I am a runner. Not the physical, race-type runner (I get winded after one block), but a runner just the same. I am really good at running away from things. I feel like maybe I’ve mastered the art of running from who I am.
I am an artist. I know this for sure. But it is the one thing I am most scared of. It’s like I know I have all this creativity inside dying to be cultivated, but sometimes I can’t seem to move! And so instead of trying to work on my artistic vision, I run away from it.
Let me explain: Being an artist takes both discipline and honesty. Both are necessary to cultivate my passion of singing and songwriting, and both are things from which I run.
As far as discipline goes, sometimes my mind is bombarded with thoughts of how I should have spent my time to truly develop my craft. Like this morning. I know I should have sat down and played 15 scales on the piano before I did anything else, or I know I should be more disciplined to take risks and mess around with different writing forms. But I didn’t because it is work. My stubbornness tells me that I don’t want to sit down in front of the piano, and that I don’t want to see those keys begging me to create something of meaning. So, I ran from the hard work. And running breeds self-doubt within myself. I start doubting if I can still do the scales well or if my experimentation with new forms of writing will lead to anything good. Sometimes I question if I even like what I do.

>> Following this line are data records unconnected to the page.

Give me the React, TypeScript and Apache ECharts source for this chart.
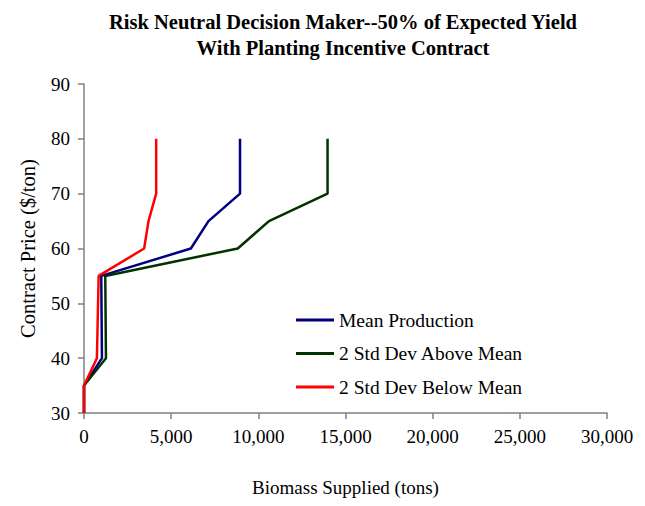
import React, { useEffect, useRef } from "react";
import * as echarts from "echarts";

// Contract price levels ($/ton) at which supply was evaluated
const prices = [30, 35, 40, 55, 60, 65, 70, 80];

// Biomass supplied (tons) at each price level
const meanProduction = [0, 0, 1030, 990, 6130, 7140, 8950, 8950];
const aboveMean = [0, 0, 1260, 1220, 8820, 10610, 13970, 13970];
const belowMean = [0, 0, 740, 840, 3450, 3700, 4140, 4140];

const seriesNames = ["Mean Production", "2 Std Dev Above Mean", "2 Std Dev Below Mean"];
const seriesColors = ["#000080", "#003300", "#FF0000"];

const xTicks = [0, 5000, 10000, 15000, 20000, 25000, 30000];
const yTicks = [30, 40, 50, 60, 70, 80, 90];

const FONT = "'Liberation Serif', 'Times New Roman', serif";

function pairs(xs: number[]): [number, number][] {
  return xs.map((x, i) => [x, prices[i]]);
}

export default function App() {
  const ref = useRef<HTMLDivElement>(null);

  useEffect(() => {
    if (!ref.current) return;
    const chart = echarts.init(ref.current, undefined, { renderer: "svg" });
    const values = [meanProduction, aboveMean, belowMean];

    chart.setOption({
      animation: false,
      backgroundColor: "#ffffff",
      title: {
        text: "Risk Neutral Decision Maker--50% of Expected Yield\nWith Planting Incentive Contract",
        left: 338,
        top: 4,
        textAlign: "center",
        textStyle: {
          fontFamily: FONT,
          fontWeight: "bold",
          fontSize: 20.5,
          lineHeight: 26,
          color: "#000",
        },
      },
      legend: {
        orient: "vertical",
        left: 296,
        top: 310,
        itemWidth: 38,
        itemHeight: 3,
        itemGap: 13.5,
        icon: "rect",
        padding: 0,
        textStyle: { fontFamily: FONT, fontSize: 19.5, lineHeight: 20, color: "#000" },
        data: seriesNames,
      },
      grid: { left: 84, right: 38, top: 84, bottom: 93, containLabel: false },
      xAxis: {
        type: "value",
        min: xTicks[0],
        max: xTicks[xTicks.length - 1],
        interval: xTicks[1] - xTicks[0],
        name: "Biomass Supplied (tons)",
        nameLocation: "middle",
        nameGap: 65,
        nameTextStyle: { fontFamily: FONT, fontSize: 19, color: "#000" },
        axisLine: { lineStyle: { color: "#808080", width: 1.5 } },
        axisTick: { show: true, length: 6, inside: false, lineStyle: { color: "#808080", width: 1.5 } },
        axisLabel: {
          fontFamily: FONT,
          fontSize: 19,
          color: "#000",
          margin: 14,
          formatter: (v: number) => v.toLocaleString("en-US"),
        },
        splitLine: { show: false },
      },
      yAxis: {
        type: "value",
        min: yTicks[0],
        max: yTicks[yTicks.length - 1],
        interval: yTicks[1] - yTicks[0],
        name: "Contract Price ($/ton)",
        nameLocation: "middle",
        nameGap: 46,
        nameRotate: 90,
        nameTextStyle: { fontFamily: FONT, fontSize: 20.5, color: "#000" },
        axisLine: { show: true, lineStyle: { color: "#808080", width: 1.5 } },
        axisTick: { show: true, length: 6, inside: false, lineStyle: { color: "#808080", width: 1.5 } },
        axisLabel: { fontFamily: FONT, fontSize: 19, color: "#000", margin: 14 },
        splitLine: { show: false },
      },
      series: seriesNames.map((name, i) => ({
        name,
        type: "line",
        data: pairs(values[i]),
        showSymbol: false,
        symbol: "none",
        color: seriesColors[i],
        lineStyle: { color: seriesColors[i], width: 2.5 },
        z: 2 + i,
      })),
    });

    return () => chart.dispose();
  }, []);

  return <div ref={ref} style={{ width: 645, height: 506, margin: -8 }} />;
}
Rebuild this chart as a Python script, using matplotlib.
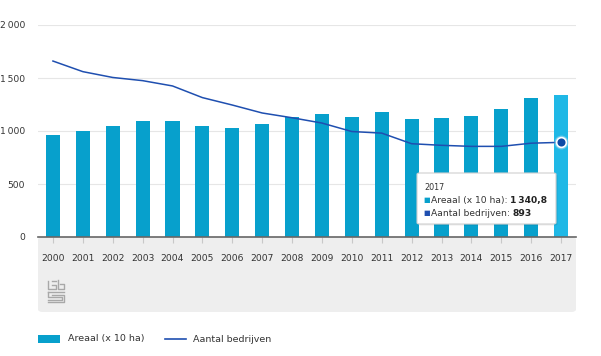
import matplotlib
matplotlib.use('Agg')
import matplotlib.pyplot as plt
import numpy as np
from matplotlib.patches import FancyBboxPatch, Rectangle
from matplotlib.lines import Line2D

# Data
years = ['2000', '2001', '2002', '2003', '2004', '2005', '2006', '2007', '2008',
         '2009', '2010', '2011', '2012', '2013', '2014', '2015', '2016', '2017']
areaal = [960, 1000, 1050, 1090, 1090, 1050, 1025, 1065, 1135,
          1160, 1130, 1180, 1115, 1120, 1140, 1205, 1310, 1340.8]
bedrijven = [1660, 1560, 1505, 1475, 1425, 1315, 1245, 1170, 1125,
             1075, 995, 980, 880, 865, 855, 855, 885, 893]
ytick_vals = [0, 500, 1000, 1500, 2000]
ytick_labels = ['0', '500', '1\u2009000', '1\u2009500', '2\u2009000']

W, H = 601, 356
BAR = '#07a0cc'
BAR_HL = '#1fb8e6'
LINE = '#1f4fb0'
TXT = '#333333'

plt.rcParams['font.family'] = ['DejaVu Sans']

fig = plt.figure(figsize=(W / 100, H / 100), dpi=100)


def px(x, y):
    # figure pixel (from top-left) -> figure fraction
    return x / W, 1 - y / H


# gray band under the x axis
bx, by = px(38, 312)
band = FancyBboxPatch((bx, by), 538 / W, 75 / H,
                      boxstyle='round,pad=0,rounding_size=0.008',
                      transform=fig.transFigure, facecolor='#eeeeee',
                      edgecolor='none', zorder=0)
fig.add_artist(band)

ax = fig.add_axes([38 / W, 1 - 237 / H, 538 / W, 212 / H])
ax.set_facecolor('none')
x = np.arange(len(years))

# Bars
colors = [BAR] * (len(years) - 1) + [BAR_HL]
ax.bar(x, areaal, width=0.47, color=colors, zorder=2)

# Line
ax.plot(x, bedrijven, color=LINE, lw=1.1, zorder=3)
ax.plot(x[-1], bedrijven[-1], 'o', ms=10, mfc='#9fd3f0', mec='none', alpha=0.6, zorder=4)
ax.plot(x[-1], bedrijven[-1], 'o', ms=7, mfc='#0d4aa6', mec='white', mew=1.2, zorder=5)

# Axes styling
ax.set_xlim(-0.5, len(years) - 0.5)
ax.set_ylim(0, 2000)
ax.set_yticks(ytick_vals)
ax.set_yticklabels(ytick_labels)
ax.set_xticks(x)
ax.set_xticklabels(years)
ax.grid(axis='y', color='#e6e6e6', lw=0.8, zorder=0)
ax.set_axisbelow(True)
for s in ['top', 'right', 'left']:
    ax.spines[s].set_visible(False)
ax.spines['bottom'].set_color('#666666')
ax.spines['bottom'].set_linewidth(1.2)
ax.spines['bottom'].set_zorder(6)
ax.tick_params(axis='y', length=0, pad=9.4, labelsize=6.6, labelcolor=TXT)
ax.tick_params(axis='x', length=4.5, color='#c8c8c8', pad=8, labelsize=6.6, labelcolor=TXT)

# Tooltip
tx, ty = px(417, 224)
tip = FancyBboxPatch((tx, ty), 139 / W, 51 / H,
                     boxstyle='round,pad=0,rounding_size=0.004',
                     transform=fig.transFigure, facecolor='white',
                     edgecolor='#d0d0d0', lw=0.8, zorder=10)
shadow = FancyBboxPatch((tx + 1.5 / W, ty - 1.5 / H), 139 / W, 51 / H,
                        boxstyle='round,pad=0,rounding_size=0.004',
                        transform=fig.transFigure, facecolor='#000000',
                        edgecolor='none', alpha=0.08, zorder=9)
fig.add_artist(shadow)
fig.add_artist(tip)

fig.text(*px(424, 188), years[-1], fontsize=5.8, color=TXT, va='center', zorder=11)
fig.text(*px(423, 200), '\u25a0', fontsize=5, color=BAR, va='center', zorder=11)
fig.text(*px(423, 213), '\u25a0', fontsize=5, color=LINE, va='center', zorder=11)
t1 = fig.text(*px(431, 200), 'Areaal (x 10 ha): ', fontsize=6.6, color=TXT, va='center', zorder=11)
t2 = fig.text(*px(431, 213), 'Aantal bedrijven: ', fontsize=6.6, color=TXT, va='center', zorder=11)
fig.canvas.draw()
r = fig.canvas.get_renderer()
e1 = t1.get_window_extent(r)
e2 = t2.get_window_extent(r)
v1 = '{:,.1f}'.format(areaal[-1]).replace(',', '\u2009').replace('.', ',')
fig.text(e1.x1 / W, 1 - 200 / H, v1, fontsize=6.6, color='#222222',
         fontweight='bold', va='center', zorder=11)
fig.text(e2.x1 / W, 1 - 213 / H, str(bedrijven[-1]), fontsize=6.6, color='#222222',
         fontweight='bold', va='center', zorder=11)

# CBS-like logo mark
logo = [
    [(48, 281), (48, 289), (56, 289), (56, 285), (52, 285)],
    [(52, 281), (56, 281)],
    [(58, 280), (58, 289), (64, 289), (64, 284), (60, 284)],
    [(48, 292), (64, 292)],
    [(48, 292), (48, 297), (62, 297), (62, 300), (48, 300)],
    [(52, 294.5), (64, 294.5), (64, 302), (48, 302)],
]
for seg in logo:
    xs = [p[0] / W for p in seg]
    ys = [1 - p[1] / H for p in seg]
    fig.add_artist(Line2D(xs, ys, color='#a8a8a8', lw=1.0, transform=fig.transFigure))

# Legend
lx, ly = px(38, 343)
fig.add_artist(Rectangle((lx, ly), 22 / W, 8 / H, transform=fig.transFigure,
                         facecolor=BAR, edgecolor='none'))
fig.text(*px(68, 339), 'Areaal (x 10 ha)', fontsize=6.8, color=TXT, va='center')
fig.add_artist(Line2D([165 / W, 186 / W], [1 - 339 / H, 1 - 339 / H],
                      color=LINE, lw=1.2, transform=fig.transFigure))
fig.text(*px(193, 339), 'Aantal bedrijven', fontsize=6.8, color=TXT, va='center')

fig.savefig('out.png', dpi=100)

I also run from the honesty part of being an artist. One thing I do as an artist is write. And songwriting, for it to be truly meaningful, needs to come from a place of vulnerability, a place of being totally stripped and of being able to feel as deeply as possible. It means being completely aware of myself and having confidence in my own experiences. Trusting my voice. Trusting that I actually have something to say. This part is what is so scary. I run away from doing the internal work to produce something for people. I run because of self-doubt. Doubt that I won’t be honest with myself. Doubt that my honesty won’t be enough for others. My time is spent watching others, rather than sitting down and doing the dirty work of being vulnerable. I find every excuse to not discover or create.
But I’m tired of running.
I used to think I could do anything and write anything and be relatively satisfied. But because I run from both my discipline and honesty, I’ve felt a lack of creativity for the past year. And it hasn’t been fun. Feels like I’ve lost some connection with myself because I haven’t created in a while.

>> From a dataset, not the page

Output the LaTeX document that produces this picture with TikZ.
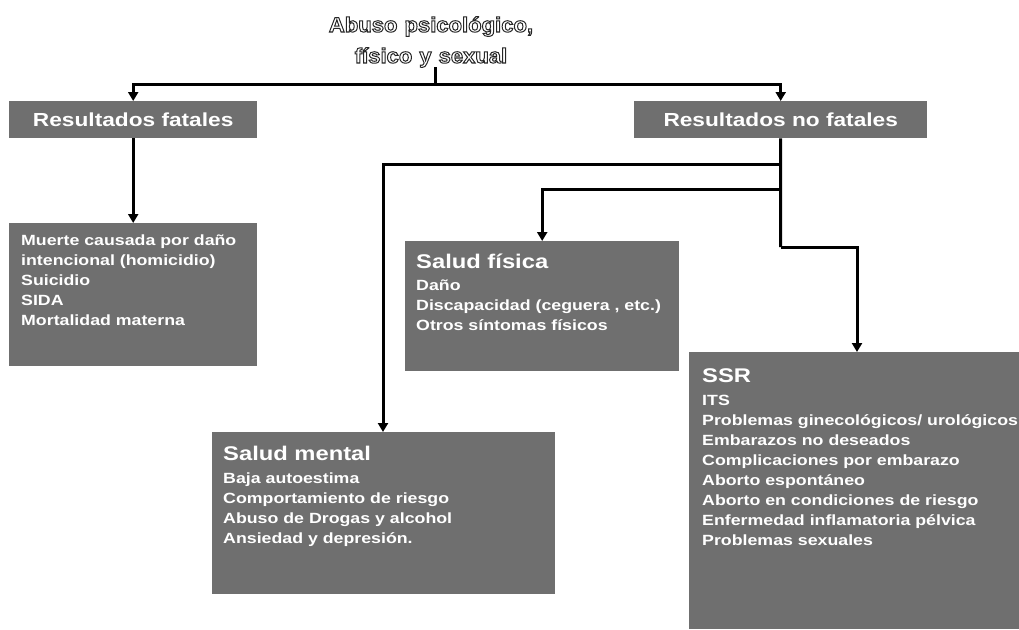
\documentclass[tikz,border=0pt]{standalone}
\usepackage{fontspec}
\setmainfont{Liberation Sans}
\newfontfamily\lsp[FakeStretch=1.2]{Liberation Sans}
\newfontfamily\tsp[FakeStretch=1.05]{Liberation Sans}
\usetikzlibrary{arrows.meta}
\definecolor{boxgray}{RGB}{111,111,111}
\tikzset{
  box/.style={fill=boxgray, draw=none, inner sep=0pt, anchor=north west},
  headbox/.style={box, text=white, font=\lsp\bfseries\fontsize{18.9}{22}\selectfont},
  boxhead/.style={text=white, inner sep=0pt, anchor=base west, font=\lsp\bfseries\fontsize{19.8}{22}\selectfont},
  items/.style={text=white, inner sep=0pt, anchor=base west, text width=400pt, align=left, font=\lsp\bfseries\fontsize{14.8}{20}\selectfont},
  conn/.style={line width=3pt, draw=black},
  arr/.style={conn, -{Triangle[width=10pt,length=9pt]}}
}
\begin{document}
\begin{tikzpicture}[x=1pt,y=-1pt]
\useasboundingbox (0,0) rectangle (1019,629);
% boxes
\node[headbox, minimum width=248pt, minimum height=37pt] (fat) at (9,101) {Resultados fatales};
\node[headbox, minimum width=293pt, minimum height=37pt] (nofat) at (634,101) {Resultados no fatales};
\node[box, minimum width=248pt, minimum height=143pt] (fatlist) at (9,223) {};
\node[box, minimum width=274pt, minimum height=130pt] (fisica) at (405,241) {};
\node[box, minimum width=343pt, minimum height=162pt] (mental) at (212,432) {};
\node[box, minimum width=330pt, minimum height=277pt] (ssr) at (689,352) {};
% texts
\node[items] (fattxt) at (21,245) {Muerte causada por daño\\intencional (homicidio)\\Suicidio\\SIDA\\Mortalidad materna};
\node[boxhead] (fish) at (416,268) {Salud física};
\node[items] (fistxt) at (416,290) {Daño\\Discapacidad (ceguera , etc.)\\Otros síntomas físicos};
\node[boxhead] (menh) at (223,460) {Salud mental};
\node[items] (mentxt) at (223,483) {Baja autoestima\\Comportamiento de riesgo\\Abuso de Drogas y alcohol\\Ansiedad y depresión.};
\node[boxhead] (ssrh) at (702,382) {SSR};
\node[items] (ssrtxt) at (702,405) {ITS\\Problemas ginecológicos/ urológicos\\Embarazos no deseados\\Complicaciones por embarazo\\Aborto espontáneo\\Aborto en condiciones de riesgo\\Enfermedad inflamatoria pélvica\\Problemas sexuales};
% junctions
\coordinate (j0) at (435,84);
\coordinate (b1) at (780.5,164);
\coordinate (b2) at (780.5,189);
\coordinate (b3) at (780.5,247);
\coordinate (b4) at (857,247);
% connectors
\draw[arr] (j0) -| (fat.north);
\draw[arr] (j0) -| (nofat.north);
\draw[arr] (fat.south) -- (fatlist.north);
\draw[conn] (nofat.south) -- (b3);
\draw[arr] (b3) -- (b4) -- (b4 |- ssr.north);
\draw[arr] (b1) -| (mental.north -| 383,0);
\draw[arr] (b2) -| (fisica.north);
\draw[conn] (j0 |- 0,67) -- (j0);
% title
\node[inner sep=0pt, anchor=base, text width=300pt, align=center,
      font=\tsp\bfseries\fontsize{21}{31}\selectfont] (title) at (431,32)
  {\color{white}\special{pdf:literal direct 0.15 0.15 0.15 RG 1.0 w 2 Tr}Abuso psicológico,\\físico y sexual\special{pdf:literal direct 0 Tr}};
\end{tikzpicture}
\end{document}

It’s like I know I have this idea of what others expect out of me and what I expect of myself, and most of the time I don’t measure up. My pride says I don’t want to produce anything but beauty and genius, but I know I have to sort through the garbage first. I desire for my work to count, for it to hold some meaning, but it certainly won’t be perfect every time. Everything is a work in progress, and the truth is that I have to start somewhere. I have to stop running. I have to stop running from myself and realize there is still time to change.

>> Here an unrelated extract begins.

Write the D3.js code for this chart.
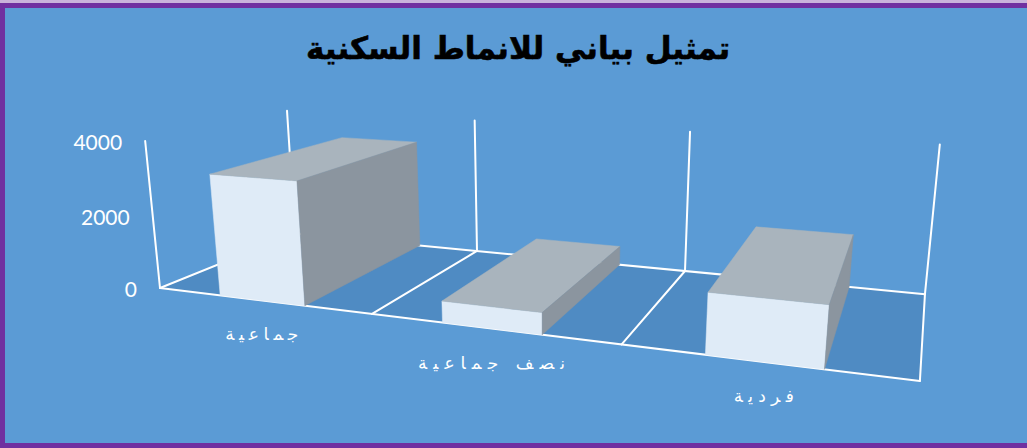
<!DOCTYPE html>
<html>
<head>
<meta charset="utf-8">
<script src="https://cdn.jsdelivr.net/npm/d3@7"></script>
<style>
  html, body { margin: 0; padding: 0; background: #c9b3db; }
  svg { display: block; }
</style>
</head>
<body>
<svg id="chart" width="1027" height="448"></svg>
<script>
// ---- data ----
const title = "تمثيل بياني للانماط السكنية";
const categories = ["جماعية", "نصف جماعية", "فردية"];
const values = [3250, 550, 1460];
const valueTicks = [0, 2000, 4000];
const valueMax = 4000;

// ---- layout / style ----
const W = 1027, H = 448;
const colors = {
  bg: "#5b9bd5", floor: "#4f8bc3", border: "#7030a0", line: "#ffffff",
  front: "#dfebf7", top: "#a9b4bd", side: "#8b959f", text: "#ffffff", title: "#000000"
};
const labelWidths = [73, 147, 60];

const svg = d3.select("#chart");

// scales (world units)
const xBand = d3.scaleBand().domain(categories).range([0, categories.length])
  .paddingInner(0.6).paddingOuter(0.3);
const yScale = d3.scaleLinear().domain([0, valueMax]).range([0, 1]);
const zScale = d3.scaleLinear().domain([0, 1]).range([0, 1]);

// perspective camera (homogeneous 3x4 projection)
const cam = {
  u: [183.94, -20.2, 196.3, 160],
  v: [2.26, -152.2, -6.0, 288],
  w: [-0.0754, -0.037, 0.208, 1]
};
function project(X, Y, Z) {
  const w = cam.w[0]*X + cam.w[1]*Y + cam.w[2]*Z + cam.w[3];
  return [
    (cam.u[0]*X + cam.u[1]*Y + cam.u[2]*Z + cam.u[3]) / w,
    (cam.v[0]*X + cam.v[1]*Y + cam.v[2]*Z + cam.v[3]) / w
  ];
}
const line = d3.line();

// background + border
svg.append("rect").attr("x", 2.5).attr("y", 5.5).attr("width", W + 10).attr("height", H - 8)
  .attr("fill", colors.bg).attr("stroke", colors.border).attr("stroke-width", 5);

// title
svg.append("text")
  .attr("x", 518).attr("y", 59)
  .attr("text-anchor", "middle")
  .attr("direction", "rtl")
  .style("font-family", "'DejaVu Sans', sans-serif")
  .style("font-weight", "bold")
  .style("font-size", "31px")
  .attr("fill", colors.title)
  .attr("stroke", colors.title).attr("stroke-width", 0.6)
  .text(title);

const nCat = categories.length;
const z0 = zScale(0), z1 = zScale(1);
const yTop = yScale(valueMax);

// floor
const floorPts = [[0, z0], [nCat, z0], [nCat, z1], [0, z1]].map(([x, z]) => project(x, 0, z));
svg.append("path").attr("d", line(floorPts) + "Z").attr("fill", colors.floor);

const g = svg.append("g").attr("stroke", colors.line).attr("stroke-width", 2).attr("fill", "none")
  .attr("stroke-linecap", "round");
// category boundaries (floor depth lines + back wall verticals)
const bounds = d3.range(nCat + 1).map(i => i * xBand.step());
bounds.forEach(x => {
  g.append("path").attr("d", line([project(x, 0, z0), project(x, 0, z1)]));
  g.append("path").attr("d", line([project(x, 0, z1), project(x, yTop, z1)]));
});
// back edge & front edge of floor
g.append("path").attr("d", line([project(0, 0, z1), project(nCat, 0, z1)]));
g.append("path").attr("d", line([project(0, 0, z0), project(nCat, 0, z0)]));
// value axis line (front-left)
g.append("path").attr("d", line([project(0, 0, z0), project(0, yTop, z0)]));

// value tick labels
svg.append("g").selectAll("text").data(valueTicks).join("text")
  .attr("x", d => project(0, yScale(d), z0)[0] - 23)
  .attr("y", d => project(0, yScale(d), z0)[1] + 1.5)
  .attr("dy", "0.36em")
  .attr("text-anchor", "end")
  .style("font-family", "Lato, 'Open Sans', sans-serif")
  .style("font-size", "21px")
  .attr("fill", colors.text)
  .text(d => d);

// bars
function area(pts) {
  let a = 0;
  for (let i = 0; i < pts.length; i++) {
    const p = pts[i], q = pts[(i + 1) % pts.length];
    a += p[0] * q[1] - q[0] * p[1];
  }
  return a / 2;
}
const barG = svg.append("g");
categories.forEach((c, i) => {
  const x0 = xBand(c), x1 = x0 + xBand.bandwidth();
  const h = yScale(values[i]);
  const P = (x, y, z) => project(x, y, z);
  const faces = [
    { pts: [P(x0,0,z0), P(x1,0,z0), P(x1,h,z0), P(x0,h,z0)], fill: colors.front },   // front
    { pts: [P(x1,0,z1), P(x0,0,z1), P(x0,h,z1), P(x1,h,z1)], fill: colors.front },   // back
    { pts: [P(x0,h,z0), P(x1,h,z0), P(x1,h,z1), P(x0,h,z1)], fill: colors.top },     // top
    { pts: [P(x1,0,z0), P(x1,0,z1), P(x1,h,z1), P(x1,h,z0)], fill: colors.side },    // right
    { pts: [P(x0,0,z1), P(x0,0,z0), P(x0,h,z0), P(x0,h,z1)], fill: colors.side }     // left
  ];
  const ref = area(faces[0].pts);
  faces.filter(f => Math.sign(area(f.pts)) === Math.sign(ref))
    .forEach(f => {
      barG.append("path").attr("d", line(f.pts) + "Z")
        .attr("fill", f.fill).attr("stroke", f.fill).attr("stroke-width", 0.5)
        .attr("stroke-linejoin", "round");
    });
});

// category labels
svg.append("g").selectAll("text").data(categories).join("text")
  .attr("x", d => project(xBand(d) + xBand.bandwidth() / 2, 0, z0)[0] - labelWidths[categories.indexOf(d)] / 2)
  .attr("y", d => project(xBand(d) + xBand.bandwidth() / 2, 0, z0)[1] + 40)
  .attr("textLength", (d, i) => labelWidths[i])
  .attr("lengthAdjust", "spacing")
  .style("font-family", "'DejaVu Sans', sans-serif")
  .style("font-size", "17px")
  .attr("fill", colors.text)
  .text(d => d);
</script>
</body>
</html>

The next time I am tempted to run from either hard work or authentic expression, I will STOP a sec, CATCH my breath and ask…Am I running out of fear? Am I running because I’m afraid I’m not good enough? If the answer is yes, then it’s time to turn around and face my fears head on so that I can overcome them.
Change doesn’t happen overnight, but I’ve decided to hang up my running shoes and try just the same. Who knows, maybe I’ll actually learn to find my true stride.
My name is Andrea Rizzo. I’ve been with STONES for 12 years. I’ve studied music in Chicago, and I now currently live on Hilton Head Island in South Carolina, engaged to be married! I sing a little, dance a little and laugh a little. My heart desires to see generations of women and young girls know their worth, and I know the message of STONES is doing just that.